The stories of Ramayana and Mahabharata (the  two epics called Itihasas) are read and reread by majority of religiously and spiritually inclined Hindus from time immemorial . Even in the olden days when there were no printed books,  these stories were propagated by Pouranikas (Pundits who are well versed in orally explaining Puranas – divine stories) in public gatherings.
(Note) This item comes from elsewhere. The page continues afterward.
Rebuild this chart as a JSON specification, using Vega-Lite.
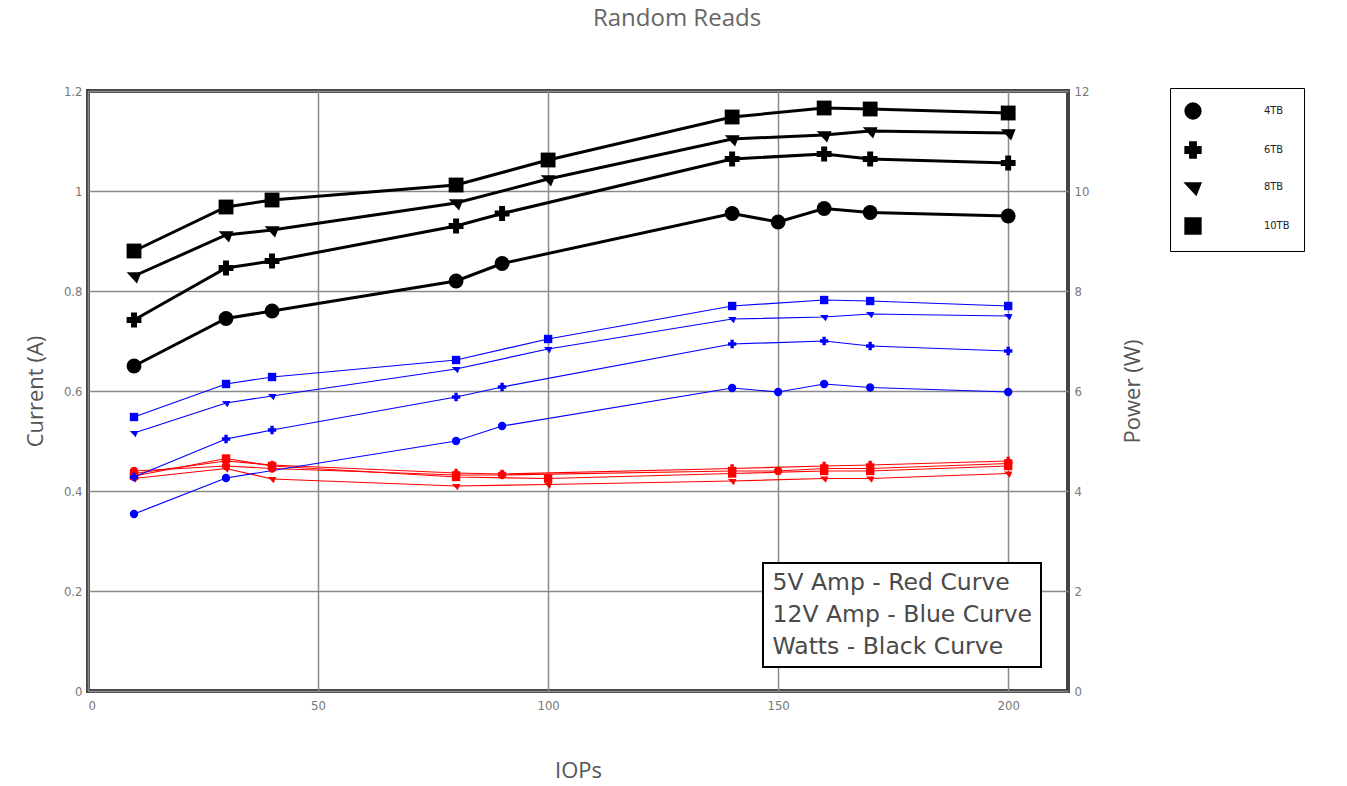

It has been a tradition in India that grand parants tell Ramayana and Mahabharata as bed time stories to their grandchildren.

Apart from these two epics, there are 18 Puranas that contain lots of mythological stories, events, and peripheral celestial happenings involving various devatas and Gods.

These two Itihas and 18 puranas are part and parcel of the Smritis (remembered scriptures) . Smritis also include Sutras (cryptic philosophical teachings), Bhashyas (explanatory scriptures on Sruthi – Vedas, Upanishads etc)  and so on.  In this website, we have considered Itihas and Puranas (story based scriptures) alone in a separate group  for the sake of convenience.

A scene from Mahabharata – Pandavas losing all in the dice game and their wife Draupati being disrobed

Even though there are quite a lot of similarities in the way the two itihasas are structured with stories, events and peripheral documents as in 18 Puranas, the itihas are traditionally kept in a higher pedestal as  basic and authoritative reference scriptures for understanding and interpreting dharma. One of the reasons for it could be that Maharshi Valmiki, the author of Ramayana  was a living witness at the period of Ramayana; likewise, Maharshi Vyasa, the author of Mahabharata was too a person who was part and parcel of Mahabharata’s vast unfolding of events.

The period of happening of Ramayana was in Treta Yuga, somewhere during 5000 BCE or so (there are contradicting view points to this).

Historically, Mahabharata belongs to Treta Yuga and (derived from various points of views and analysis), the main event of Mahabharata, namely the Kurukshetra war reportedly took place in 3139 BCE. (Of course there are also contradicting view points to this).

Though both are extensively vast poetic works like a kavya (epic) and reportedly contain lots of poetic exaggerations, they have much higher authenticity.